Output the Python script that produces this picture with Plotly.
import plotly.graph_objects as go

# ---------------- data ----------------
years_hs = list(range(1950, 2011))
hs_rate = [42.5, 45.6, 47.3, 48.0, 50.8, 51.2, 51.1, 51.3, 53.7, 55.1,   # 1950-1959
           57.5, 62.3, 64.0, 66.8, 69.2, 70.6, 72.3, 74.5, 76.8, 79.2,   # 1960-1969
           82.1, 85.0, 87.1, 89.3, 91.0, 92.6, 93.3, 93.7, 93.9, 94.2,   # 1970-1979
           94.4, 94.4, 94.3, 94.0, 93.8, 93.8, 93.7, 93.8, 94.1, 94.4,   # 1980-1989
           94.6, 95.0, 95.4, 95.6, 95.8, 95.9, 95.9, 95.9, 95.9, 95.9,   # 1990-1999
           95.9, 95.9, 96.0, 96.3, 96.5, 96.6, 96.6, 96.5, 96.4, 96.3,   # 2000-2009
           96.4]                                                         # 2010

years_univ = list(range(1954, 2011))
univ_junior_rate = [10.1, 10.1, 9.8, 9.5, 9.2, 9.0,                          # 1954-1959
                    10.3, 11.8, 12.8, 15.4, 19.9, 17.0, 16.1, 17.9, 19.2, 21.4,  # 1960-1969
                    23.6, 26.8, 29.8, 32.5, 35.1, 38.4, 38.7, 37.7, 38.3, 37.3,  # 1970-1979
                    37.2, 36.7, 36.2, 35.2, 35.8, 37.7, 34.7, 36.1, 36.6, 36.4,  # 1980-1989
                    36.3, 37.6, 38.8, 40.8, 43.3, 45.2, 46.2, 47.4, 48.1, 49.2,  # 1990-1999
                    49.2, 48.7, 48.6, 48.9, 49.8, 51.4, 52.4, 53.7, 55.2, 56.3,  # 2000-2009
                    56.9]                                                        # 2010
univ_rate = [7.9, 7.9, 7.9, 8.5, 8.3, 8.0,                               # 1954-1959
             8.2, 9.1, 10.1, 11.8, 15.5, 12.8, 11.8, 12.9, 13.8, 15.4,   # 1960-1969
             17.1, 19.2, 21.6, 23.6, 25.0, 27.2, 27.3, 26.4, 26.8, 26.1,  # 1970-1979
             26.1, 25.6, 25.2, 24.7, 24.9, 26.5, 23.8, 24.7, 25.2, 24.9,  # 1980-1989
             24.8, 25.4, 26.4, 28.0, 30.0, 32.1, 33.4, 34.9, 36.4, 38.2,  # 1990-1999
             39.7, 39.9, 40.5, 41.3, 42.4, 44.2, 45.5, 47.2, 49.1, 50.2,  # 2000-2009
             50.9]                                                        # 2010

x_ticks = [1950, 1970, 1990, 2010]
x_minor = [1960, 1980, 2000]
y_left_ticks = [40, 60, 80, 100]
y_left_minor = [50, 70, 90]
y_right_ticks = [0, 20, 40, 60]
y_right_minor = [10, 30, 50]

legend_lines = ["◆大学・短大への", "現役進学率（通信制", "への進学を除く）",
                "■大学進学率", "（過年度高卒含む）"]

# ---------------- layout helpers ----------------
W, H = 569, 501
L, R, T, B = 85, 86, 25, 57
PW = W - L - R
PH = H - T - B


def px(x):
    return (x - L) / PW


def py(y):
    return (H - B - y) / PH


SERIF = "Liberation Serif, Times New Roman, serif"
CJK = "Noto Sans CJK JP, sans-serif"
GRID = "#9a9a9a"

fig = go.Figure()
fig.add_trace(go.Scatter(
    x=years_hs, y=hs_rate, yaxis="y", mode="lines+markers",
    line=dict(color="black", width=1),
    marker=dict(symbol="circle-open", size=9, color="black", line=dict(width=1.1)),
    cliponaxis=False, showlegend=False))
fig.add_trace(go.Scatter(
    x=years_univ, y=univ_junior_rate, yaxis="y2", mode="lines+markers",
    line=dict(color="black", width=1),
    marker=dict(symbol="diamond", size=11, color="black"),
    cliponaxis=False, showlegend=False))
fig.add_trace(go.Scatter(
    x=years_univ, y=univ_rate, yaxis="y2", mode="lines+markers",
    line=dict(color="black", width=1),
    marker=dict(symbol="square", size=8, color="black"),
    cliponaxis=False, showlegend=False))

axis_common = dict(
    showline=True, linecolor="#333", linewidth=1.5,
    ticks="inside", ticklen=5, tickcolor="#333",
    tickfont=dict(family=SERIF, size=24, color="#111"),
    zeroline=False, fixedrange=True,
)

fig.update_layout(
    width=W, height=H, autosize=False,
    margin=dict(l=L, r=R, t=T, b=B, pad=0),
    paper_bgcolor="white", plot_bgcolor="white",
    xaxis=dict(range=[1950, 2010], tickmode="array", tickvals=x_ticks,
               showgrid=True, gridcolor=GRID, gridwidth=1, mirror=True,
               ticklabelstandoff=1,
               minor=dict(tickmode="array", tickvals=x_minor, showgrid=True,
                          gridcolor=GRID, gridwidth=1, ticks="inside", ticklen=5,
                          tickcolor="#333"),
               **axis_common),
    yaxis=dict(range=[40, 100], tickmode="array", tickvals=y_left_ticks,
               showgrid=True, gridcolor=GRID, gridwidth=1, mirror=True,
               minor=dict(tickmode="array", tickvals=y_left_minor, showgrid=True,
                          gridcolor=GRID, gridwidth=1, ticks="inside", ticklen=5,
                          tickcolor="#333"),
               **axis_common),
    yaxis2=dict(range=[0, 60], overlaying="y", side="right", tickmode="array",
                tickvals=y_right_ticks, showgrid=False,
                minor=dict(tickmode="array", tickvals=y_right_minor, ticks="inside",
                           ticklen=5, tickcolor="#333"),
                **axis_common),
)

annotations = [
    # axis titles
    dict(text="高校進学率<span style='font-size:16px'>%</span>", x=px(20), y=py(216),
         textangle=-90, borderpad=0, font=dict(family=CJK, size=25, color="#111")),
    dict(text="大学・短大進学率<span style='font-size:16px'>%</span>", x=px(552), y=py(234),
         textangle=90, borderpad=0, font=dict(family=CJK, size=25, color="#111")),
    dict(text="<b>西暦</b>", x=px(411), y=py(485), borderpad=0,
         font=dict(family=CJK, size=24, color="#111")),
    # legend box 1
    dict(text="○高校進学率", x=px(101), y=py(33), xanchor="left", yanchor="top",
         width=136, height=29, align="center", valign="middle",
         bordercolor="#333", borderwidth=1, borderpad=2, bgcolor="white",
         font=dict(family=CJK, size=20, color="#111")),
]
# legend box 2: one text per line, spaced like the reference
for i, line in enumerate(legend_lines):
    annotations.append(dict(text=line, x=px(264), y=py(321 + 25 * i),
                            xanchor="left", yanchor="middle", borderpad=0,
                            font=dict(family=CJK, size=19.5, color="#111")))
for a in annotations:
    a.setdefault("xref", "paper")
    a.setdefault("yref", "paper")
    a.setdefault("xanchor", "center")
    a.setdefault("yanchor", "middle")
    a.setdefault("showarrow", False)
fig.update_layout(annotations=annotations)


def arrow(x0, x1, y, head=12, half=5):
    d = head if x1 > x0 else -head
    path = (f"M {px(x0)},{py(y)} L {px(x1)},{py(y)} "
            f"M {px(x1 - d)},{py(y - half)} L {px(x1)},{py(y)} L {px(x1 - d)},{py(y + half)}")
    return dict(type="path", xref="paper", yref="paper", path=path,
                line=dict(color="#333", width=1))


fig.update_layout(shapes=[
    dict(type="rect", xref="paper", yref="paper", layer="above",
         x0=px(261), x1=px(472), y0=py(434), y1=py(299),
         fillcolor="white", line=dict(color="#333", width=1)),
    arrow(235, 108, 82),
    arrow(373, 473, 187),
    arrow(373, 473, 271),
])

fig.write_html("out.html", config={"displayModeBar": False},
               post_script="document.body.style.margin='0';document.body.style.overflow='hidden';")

What you will do: Retype all of the material, keeping each line exact.

Result below:
Output the Python script that produces this picture with Plotly.
import plotly.graph_objects as go

# ---------------- data ----------------
years_hs = list(range(1950, 2011))
hs_rate = [42.5, 45.6, 47.3, 48.0, 50.8, 51.2, 51.1, 51.3, 53.7, 55.1,   # 1950-1959
           57.5, 62.3, 64.0, 66.8, 69.2, 70.6, 72.3, 74.5, 76.8, 79.2,   # 1960-1969
           82.1, 85.0, 87.1, 89.3, 91.0, 92.6, 93.3, 93.7, 93.9, 94.2,   # 1970-1979
           94.4, 94.4, 94.3, 94.0, 93.8, 93.8, 93.7, 93.8, 94.1, 94.4,   # 1980-1989
           94.6, 95.0, 95.4, 95.6, 95.8, 95.9, 95.9, 95.9, 95.9, 95.9,   # 1990-1999
           95.9, 95.9, 96.0, 96.3, 96.5, 96.6, 96.6, 96.5, 96.4, 96.3,   # 2000-2009
           96.4]                                                         # 2010

years_univ = list(range(1954, 2011))
univ_junior_rate = [10.1, 10.1, 9.8, 9.5, 9.2, 9.0,                          # 1954-1959
                    10.3, 11.8, 12.8, 15.4, 19.9, 17.0, 16.1, 17.9, 19.2, 21.4,  # 1960-1969
                    23.6, 26.8, 29.8, 32.5, 35.1, 38.4, 38.7, 37.7, 38.3, 37.3,  # 1970-1979
                    37.2, 36.7, 36.2, 35.2, 35.8, 37.7, 34.7, 36.1, 36.6, 36.4,  # 1980-1989
                    36.3, 37.6, 38.8, 40.8, 43.3, 45.2, 46.2, 47.4, 48.1, 49.2,  # 1990-1999
                    49.2, 48.7, 48.6, 48.9, 49.8, 51.4, 52.4, 53.7, 55.2, 56.3,  # 2000-2009
                    56.9]                                                        # 2010
univ_rate = [7.9, 7.9, 7.9, 8.5, 8.3, 8.0,                               # 1954-1959
             8.2, 9.1, 10.1, 11.8, 15.5, 12.8, 11.8, 12.9, 13.8, 15.4,   # 1960-1969
             17.1, 19.2, 21.6, 23.6, 25.0, 27.2, 27.3, 26.4, 26.8, 26.1,  # 1970-1979
             26.1, 25.6, 25.2, 24.7, 24.9, 26.5, 23.8, 24.7, 25.2, 24.9,  # 1980-1989
             24.8, 25.4, 26.4, 28.0, 30.0, 32.1, 33.4, 34.9, 36.4, 38.2,  # 1990-1999
             39.7, 39.9, 40.5, 41.3, 42.4, 44.2, 45.5, 47.2, 49.1, 50.2,  # 2000-2009
             50.9]                                                        # 2010

x_ticks = [1950, 1970, 1990, 2010]
x_minor = [1960, 1980, 2000]
y_left_ticks = [40, 60, 80, 100]
y_left_minor = [50, 70, 90]
y_right_ticks = [0, 20, 40, 60]
y_right_minor = [10, 30, 50]

legend_lines = ["◆大学・短大への", "現役進学率（通信制", "への進学を除く）",
                "■大学進学率", "（過年度高卒含む）"]

# ---------------- layout helpers ----------------
W, H = 569, 501
L, R, T, B = 85, 86, 25, 57
PW = W - L - R
PH = H - T - B


def px(x):
    return (x - L) / PW


def py(y):
    return (H - B - y) / PH


SERIF = "Liberation Serif, Times New Roman, serif"
CJK = "Noto Sans CJK JP, sans-serif"
GRID = "#9a9a9a"

fig = go.Figure()
fig.add_trace(go.Scatter(
    x=years_hs, y=hs_rate, yaxis="y", mode="lines+markers",
    line=dict(color="black", width=1),
    marker=dict(symbol="circle-open", size=9, color="black", line=dict(width=1.1)),
    cliponaxis=False, showlegend=False))
fig.add_trace(go.Scatter(
    x=years_univ, y=univ_junior_rate, yaxis="y2", mode="lines+markers",
    line=dict(color="black", width=1),
    marker=dict(symbol="diamond", size=11, color="black"),
    cliponaxis=False, showlegend=False))
fig.add_trace(go.Scatter(
    x=years_univ, y=univ_rate, yaxis="y2", mode="lines+markers",
    line=dict(color="black", width=1),
    marker=dict(symbol="square", size=8, color="black"),
    cliponaxis=False, showlegend=False))

axis_common = dict(
    showline=True, linecolor="#333", linewidth=1.5,
    ticks="inside", ticklen=5, tickcolor="#333",
    tickfont=dict(family=SERIF, size=24, color="#111"),
    zeroline=False, fixedrange=True,
)

fig.update_layout(
    width=W, height=H, autosize=False,
    margin=dict(l=L, r=R, t=T, b=B, pad=0),
    paper_bgcolor="white", plot_bgcolor="white",
    xaxis=dict(range=[1950, 2010], tickmode="array", tickvals=x_ticks,
               showgrid=True, gridcolor=GRID, gridwidth=1, mirror=True,
               ticklabelstandoff=1,
               minor=dict(tickmode="array", tickvals=x_minor, showgrid=True,
                          gridcolor=GRID, gridwidth=1, ticks="inside", ticklen=5,
                          tickcolor="#333"),
               **axis_common),
    yaxis=dict(range=[40, 100], tickmode="array", tickvals=y_left_ticks,
               showgrid=True, gridcolor=GRID, gridwidth=1, mirror=True,
               minor=dict(tickmode="array", tickvals=y_left_minor, showgrid=True,
                          gridcolor=GRID, gridwidth=1, ticks="inside", ticklen=5,
                          tickcolor="#333"),
               **axis_common),
    yaxis2=dict(range=[0, 60], overlaying="y", side="right", tickmode="array",
                tickvals=y_right_ticks, showgrid=False,
                minor=dict(tickmode="array", tickvals=y_right_minor, ticks="inside",
                           ticklen=5, tickcolor="#333"),
                **axis_common),
)

annotations = [
    # axis titles
    dict(text="高校進学率<span style='font-size:16px'>%</span>", x=px(20), y=py(216),
         textangle=-90, borderpad=0, font=dict(family=CJK, size=25, color="#111")),
    dict(text="大学・短大進学率<span style='font-size:16px'>%</span>", x=px(552), y=py(234),
         textangle=90, borderpad=0, font=dict(family=CJK, size=25, color="#111")),
    dict(text="<b>西暦</b>", x=px(411), y=py(485), borderpad=0,
         font=dict(family=CJK, size=24, color="#111")),
    # legend box 1
    dict(text="○高校進学率", x=px(101), y=py(33), xanchor="left", yanchor="top",
         width=136, height=29, align="center", valign="middle",
         bordercolor="#333", borderwidth=1, borderpad=2, bgcolor="white",
         font=dict(family=CJK, size=20, color="#111")),
]
# legend box 2: one text per line, spaced like the reference
for i, line in enumerate(legend_lines):
    annotations.append(dict(text=line, x=px(264), y=py(321 + 25 * i),
                            xanchor="left", yanchor="middle", borderpad=0,
                            font=dict(family=CJK, size=19.5, color="#111")))
for a in annotations:
    a.setdefault("xref", "paper")
    a.setdefault("yref", "paper")
    a.setdefault("xanchor", "center")
    a.setdefault("yanchor", "middle")
    a.setdefault("showarrow", False)
fig.update_layout(annotations=annotations)


def arrow(x0, x1, y, head=12, half=5):
    d = head if x1 > x0 else -head
    path = (f"M {px(x0)},{py(y)} L {px(x1)},{py(y)} "
            f"M {px(x1 - d)},{py(y - half)} L {px(x1)},{py(y)} L {px(x1 - d)},{py(y + half)}")
    return dict(type="path", xref="paper", yref="paper", path=path,
                line=dict(color="#333", width=1))


fig.update_layout(shapes=[
    dict(type="rect", xref="paper", yref="paper", layer="above",
         x0=px(261), x1=px(472), y0=py(434), y1=py(299),
         fillcolor="white", line=dict(color="#333", width=1)),
    arrow(235, 108, 82),
    arrow(373, 473, 187),
    arrow(373, 473, 271),
])

fig.write_html("out.html", config={"displayModeBar": False},
               post_script="document.body.style.margin='0';document.body.style.overflow='hidden';")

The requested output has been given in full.